The build is amortized O(n): the first while loop (adding c-edges) and the redirect loop each advance suffix links, and the total link-advances across all extend calls is O(n). With a fixed-size array of transitions per state, lookups are O(1) but memory is O(n·σ); with a hash map, memory is O(n) (only real edges stored) but with a constant-factor lookup overhead. For competitive constraints (n ≤ 10^6, lowercase), arrays win; for huge alphabets, maps win.

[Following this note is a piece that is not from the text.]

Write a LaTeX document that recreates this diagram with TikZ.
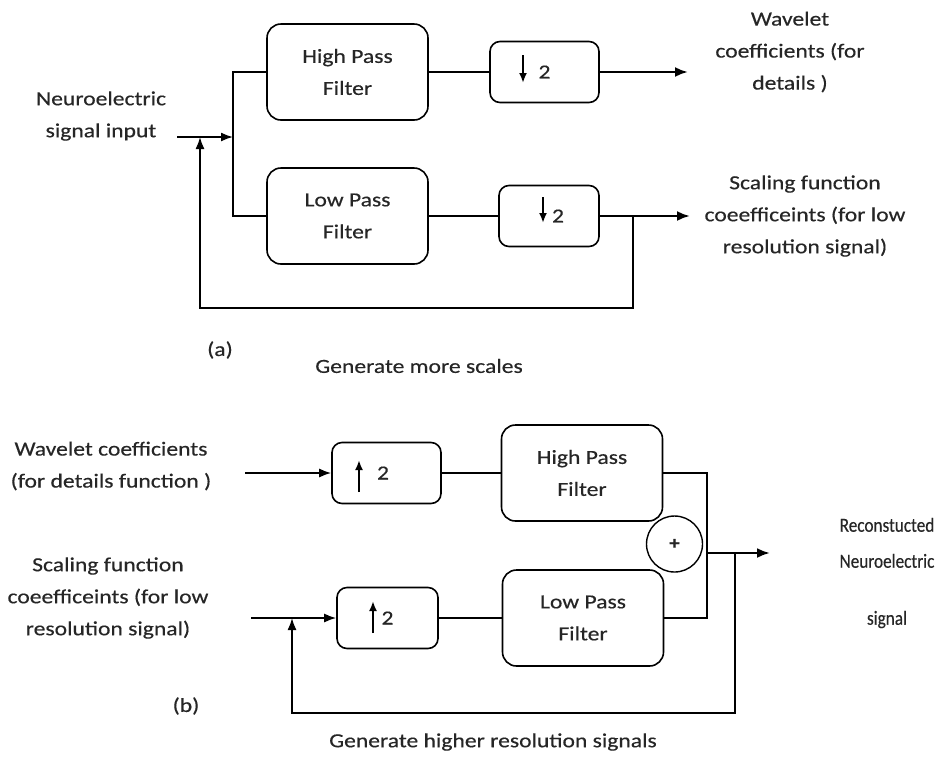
\documentclass[tikz,border=0pt]{standalone}
\usepackage{fontspec}
\setmainfont{Carlito}[FakeStretch=1.18, FakeBold=0.4]
\newfontfamily\narrowfont{Carlito}[FakeStretch=0.86, FakeBold=0.4]
\usetikzlibrary{arrows.meta}

\begin{document}
\begin{tikzpicture}[x=1pt, y=-1pt, font=\fontsize{20}{32}\selectfont, text=black!85]
  \tikzstyle{round} = [rectangle, rounded corners=14pt, minimum width=161pt, minimum height=96pt, inner sep=0pt, align=center, draw=black, line width=1.6pt]
  \tikzstyle{rate} = [rectangle, rounded corners=10pt, minimum height=61pt, inner sep=0pt, draw=black, line width=1.6pt]
  \tikzstyle{line} = [line width=1.3pt]
  \tikzstyle{arrow} = [line width=1.6pt, -{Latex[length=12pt,width=9pt]}]
  \tikzstyle{outarrow} = [line width=2.4pt, -{Latex[length=13pt,width=10pt]}]
  \tikzstyle{tick} = [line width=2pt, -{Latex[length=10pt,width=8pt]}]
  \tikzstyle{txt} = [align=center, inner sep=0pt]

  \useasboundingbox (0,0) rectangle (941,756);

  % (a) decomposition
  \node (hpf) [round] at (347.5,72) {High Pass\\Filter};
  \node (lpf) [round] at (347.5,216) {Low Pass\\Filter};
  \node (d1) [rate, minimum width=109pt] at (544.5,72) {2};
  \node (d2) [rate, minimum width=100pt] at (549,216) {\hspace*{18pt}\raisebox{-6pt}{2}};
  \draw [tick] (d1.center) ++(-21.5,-17) -- ++(0,28);
  \draw [tick] (d2.center) ++(-6,-19) -- ++(0,26);

  \coordinate (in) at (177,137);
  \coordinate (split) at (233,137);
  \coordinate (fbin) at (200,137);
  \coordinate (wout) at (688,72);
  \coordinate (sout) at (690,216);
  \coordinate (fb) at (633,216);

  \draw [arrow] (in) -- (split);
  \draw [line] (split) |- (hpf.west);
  \draw [line] (split) |- (lpf.west);
  \draw [line] (hpf) -- (d1);
  \draw [line] (lpf) -- (d2);
  \draw [outarrow] (d1) -- (wout);
  \draw [outarrow] (d2) -- (sout);
  \draw [arrow] (fb) -- ++(0,92) -| (fbin);

  \node (insig) [txt] at (101,116) {Neuroelectric\\signal input};
  \node (wcoef) [txt] at (790,52) {Wavelet\\coefficients (for\\details )};
  \node (scoef) [txt] at (805,216) {Scaling function\\coeefficeints (for low\\resolution signal)};
  \node (tag1) [txt] at (220,350) {(a)};
  \node (more) [txt] at (419,366) {Generate more scales};

  % (b) reconstruction
  \node (hpf2) [round] at (582,473) {High Pass\\Filter};
  \node (lpf2) [round] at (583,618) {Low Pass\\Filter};
  \node (u1) [rate, minimum width=109pt] at (386.5,473) {2\hspace*{7pt}};
  \node (u2) [rate, minimum width=101pt] at (387.5,618) {2};
  \draw [tick] (u1.center) ++(-27.5,19) -- ++(0,-32);
  \draw [tick] (u2.center) ++(-14.5,15) -- ++(0,-32);

  \coordinate (win) at (245,473);
  \coordinate (sin) at (251,618);
  \coordinate (fbin2) at (292,618);
  \coordinate (join) at (707,553);
  \coordinate (rout) at (770,553);
  \coordinate (fb2) at (735,553);

  \draw [arrow] (win) -- (u1);
  \draw [arrow] (sin) -- (u2);
  \draw [line] (u1) -- (hpf2);
  \draw [line] (u2) -- (lpf2);
  \draw [line] (hpf2.east) -| (join) |- (lpf2.east);
  \draw [outarrow] (join) -- (rout);
  \draw [arrow] (fb2) -- ++(0,160) -| (fbin2);

  \node (sum) [circle, draw=black, fill=white, line width=1.4pt, minimum size=56pt, inner sep=0pt, font=\fontsize{18}{18}\selectfont\bfseries] at (674.5,544) {+};

  \node (wdet) [txt] at (111,466) {Wavelet coefficients\\(for details function )};
  \node (sdet) [txt] at (108,598) {Scaling function\\coeefficeints (for low\\resolution signal)};
  \node (recon) [txt, font=\narrowfont\fontsize{20}{36}\selectfont] at (887,573) {Reconstucted\\Neuroelectric\\[21pt]signal};
  \node (tag2) [txt] at (186,706) {(b)};
  \node (higher) [txt] at (493,742) {Generate higher resolution signals};
\end{tikzpicture}
\end{document}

# Validating the size bound is a cheap sanity check:
def assert_bounds(sam, n):
    assert len(sam.nxt) <= 2 * n - 1, "too many states"
    edges = sum(len(d) for d in sam.nxt)
    assert edges <= 3 * n - 4 or n < 3, "too many transitions"

Best Practices

  • Keep extend canonical. It is the part everyone breaks; verify it against a brute-force distinct-substring counter on random strings of length ≤ 12.
  • Separate phases. Build fully, then call computeCounts, then answer queries. Do not interleave.
  • Use counting sort for len ordering. Values are in [0, n]; a counting sort gives the topological order in O(n).
  • Mark terminal states when "is a suffix" matters; walk links from last.
  • Pick the right sibling. Need sorted suffixes or LCP? Use a suffix array. Need online + occurrence counts? SAM is ideal.
  • Test the clone path explicitly with repetitive strings ("aaaa", "abcbc"); they are where bugs hide.

A quick correctness recipe

Before trusting a SAM on large input, run this on random short strings:

  1. Build the SAM and assert states ≤ 2n-1, edges ≤ 3n-4, and len[link[v]] < len[v] for all v.
  2. Compare Σ len[v]-len[link[v]] against len(set of all substrings)).
  3. For a few random substrings p, compare occ(p) against a naive s.count-style scan.
  4. For a random second string t, compare the SAM LCS against the O(|s||t|) brute force.

If all four pass on a few hundred random instances across alphabets of size 1–3 (small alphabets force clones), the implementation is almost certainly correct. The unary string "aaaa" is the single best stress input for the clone path.


Visual Animation

See animation.html for an interactive view.

The middle-level animation highlights: - Each extend creating a new state with its len, and the suffix-link walk adding transitions. - The clone/split event drawn explicitly: one state dividing, transitions redirecting, links rewired. - The suffix-link tree growing alongside, so you can watch endpos classes refine.


Summary

A suffix automaton's states are endpos equivalence classes: substrings grouped by where they end. The endpos sets nest into a laminar family, which is exactly the suffix-link tree, and each state holds a contiguous length range [len[link]+1, len]. The online extend keeps the automaton minimal; its only subtlety is the clone/split, which fires when a found c-transition leads to a non-solid state (len[q] != len[p]+1) — the shorter strings gain a new occurrence and must split into a coarser class. From this structure, distinct substrings are Σ (len[v]-len[link[v]]), occurrence counts are endpos sizes aggregated up the link tree, and the longest common substring of two strings is found by running one through the other's SAM in linear time. Against its siblings: SAM excels at online build, distinct/occurrence counting, and two-string LCS; suffix arrays win on sorted order and memory; suffix trees give explicit substring paths. Master the clone and the link tree, and the whole counting family is linear.